The Colored Citizen was an African American newspaper published in Helena, Montana, for two months in 1894. It was published by J. P. Ball, Jr., using finances from white politicians to promote Helena's bid to become state capital over Anaconda in the 1894 Montana capital referendum.
The Colored Citizen was a paper for the black community of Helena, Montana—a community of some 279 people—founded in 1894 by J. P. Ball, Jr., the son of James Presley Ball. Ball's father was perhaps the only black photographer in the Pacific Northwest, and the paper was the second paper for a black audience in the region.

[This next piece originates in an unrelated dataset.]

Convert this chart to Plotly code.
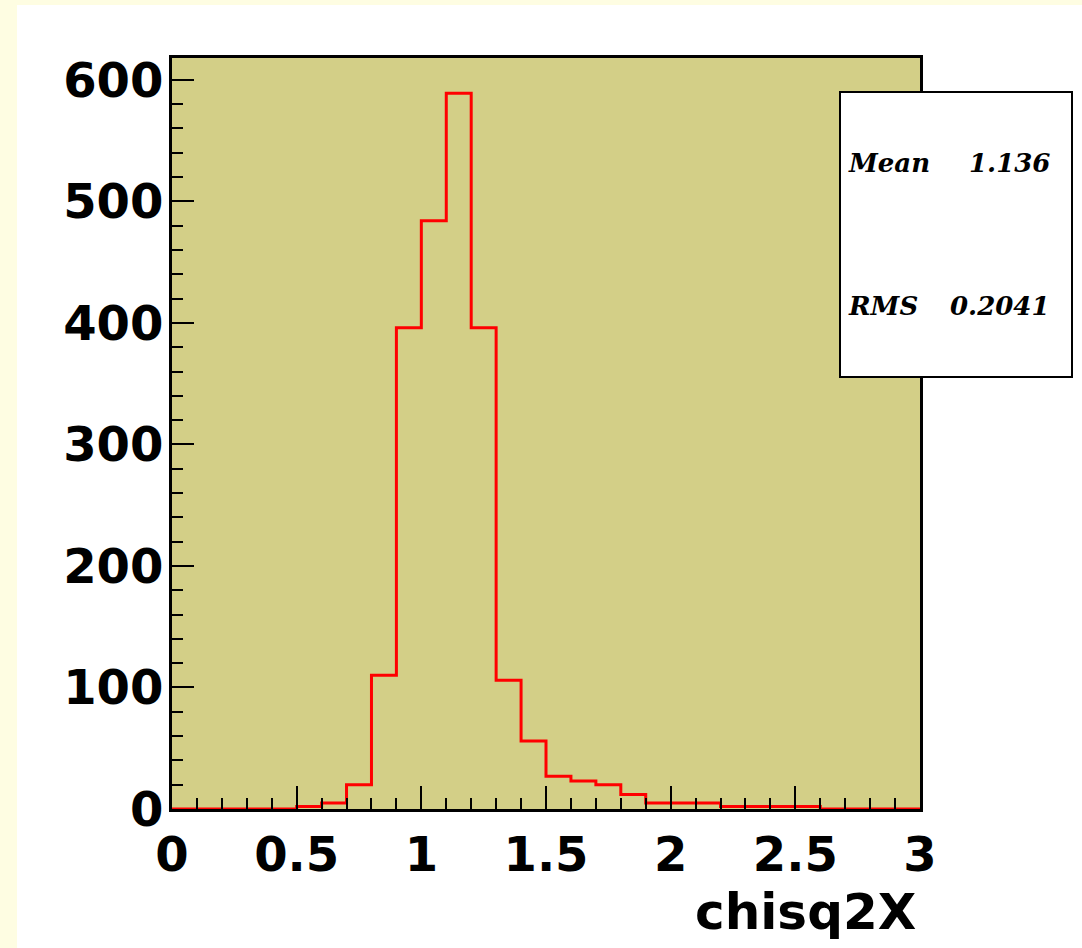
import plotly.graph_objects as go

# Histogram data (bin width 0.1, from 0 to 3)
bin_edges = [round(i * 0.1, 1) for i in range(31)]
counts = [0, 0, 0, 0, 0, 2, 5, 20, 110, 396, 484, 589, 396, 106, 56, 27, 23, 20, 12,
          5, 5, 5, 2, 2, 2, 2, 0, 0, 0, 0]
x_tickvals = [0, 0.5, 1, 1.5, 2, 2.5, 3]
x_ticktext = ["0", "0.5", "1", "1.5", "2", "2.5", "3"]
y_tickvals = [0, 100, 200, 300, 400, 500, 600]
y_ticktext = ["0", "100", "200", "300", "400", "500", "600"]
stat_labels = ["Mean", "RMS"]
stat_values = ["1.136", "0.2041"]
x_title = "chisq2X"

W, H = 1082, 948
L, R, T, B = 172, 920, 58, 809


def px_x(p):
    return (p - L) / (R - L)


def px_y(p):
    return (B - p) / (B - T)


fig = go.Figure()
fig.add_trace(go.Scatter(
    x=bin_edges,
    y=counts + [counts[-1]],
    mode="lines",
    line=dict(shape="hv", color="#ff0000", width=3),
    hoverinfo="skip",
    showlegend=False,
))

tick_font = dict(family="DejaVu Sans", size=48, color="black", weight="bold")

fig.update_layout(
    width=W, height=H,
    margin=dict(l=L, r=W - R, t=T, b=H - B, autoexpand=False),
    paper_bgcolor="white",
    plot_bgcolor="#d3cf87",
    showlegend=False,
    xaxis=dict(
        range=[0, 3], showgrid=False, zeroline=False,
        showline=True, linecolor="black", linewidth=3, mirror=True,
        ticks="inside", ticklen=23, tickwidth=2, tickcolor="black",
        tickmode="array", tickvals=x_tickvals, ticktext=x_ticktext,
        ticklabelstandoff=1,
        minor=dict(ticks="inside", ticklen=11, tickwidth=2, tickcolor="black",
                   tickmode="linear", tick0=0, dtick=0.1),
        tickfont=tick_font,
    ),
    yaxis=dict(
        range=[0, 618], showgrid=False, zeroline=False,
        showline=True, linecolor="black", linewidth=3, mirror=True,
        ticks="inside", ticklen=22, tickwidth=2, tickcolor="black",
        tickmode="array", tickvals=y_tickvals, ticktext=y_ticktext,
        ticklabelstandoff=-4,
        minor=dict(ticks="inside", ticklen=11, tickwidth=2, tickcolor="black",
                   tickmode="linear", tick0=0, dtick=20),
        tickfont=tick_font,
    ),
)

cream = "#fefde2"
# outer cream border strips
fig.add_shape(type="rect", xref="paper", yref="paper",
              x0=px_x(0), x1=px_x(17), y0=px_y(H), y1=px_y(0),
              fillcolor=cream, line=dict(width=0), layer="below")
fig.add_shape(type="rect", xref="paper", yref="paper",
              x0=px_x(0), x1=px_x(W), y0=px_y(5), y1=px_y(0),
              fillcolor=cream, line=dict(width=0), layer="below")

# stats box
fig.add_shape(type="rect", xref="paper", yref="paper",
              x0=px_x(840), x1=px_x(1072), y0=px_y(377), y1=px_y(92),
              fillcolor="white", line=dict(color="black", width=2), layer="above")

stat_font = dict(family="DejaVu Serif", size=26, color="black")
for lab, val, ypx in zip(stat_labels, stat_values, [163, 306]):
    fig.add_annotation(xref="paper", yref="paper", x=px_x(846), y=px_y(ypx),
                       text=f"<b><i>{lab}</i></b>", showarrow=False,
                       xanchor="left", yanchor="middle", font=stat_font)
    fig.add_annotation(xref="paper", yref="paper", x=px_x(1052), y=px_y(ypx),
                       text=f"<b><i>{val}</i></b>", showarrow=False,
                       xanchor="right", yanchor="middle", font=stat_font)

fig.add_annotation(xref="paper", yref="paper", x=px_x(918), y=px_y(912),
                   text=f"<b>{x_title}</b>", showarrow=False,
                   xanchor="right", yanchor="middle",
                   font=dict(family="DejaVu Sans", size=50, color="black"))

fig.write_html("out.html")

The paper pushed for Helena to be the state capital over Anaconda in that year's referendum; Ball said Helena had "No Color Line", a position Ball substantiated with his father's candidacy for city coroner by the Republican Party. While the paper was funded by white politicians to promote Helena's bid to become capital—a common tactic by Republicans in the American West to create support for their policies—it served the local black community through revealing instances of racism in Helena.
The paper believed that black settlers in Montana "can boast of being pioneers" and were authentically American, but that immigrants were not. According to Ball, one of the problems with Anaconda was that a local mining company did "NOT employ a solitary Colored man", but rather "Dagoes and Foreigners". The paper was anti-populist for economic reasons.
The paper was published with four pages each, spanning 17 by 22 inches, from the headquarters of Ball's father's photography company. It ran from September to November 1894, a period of just two months.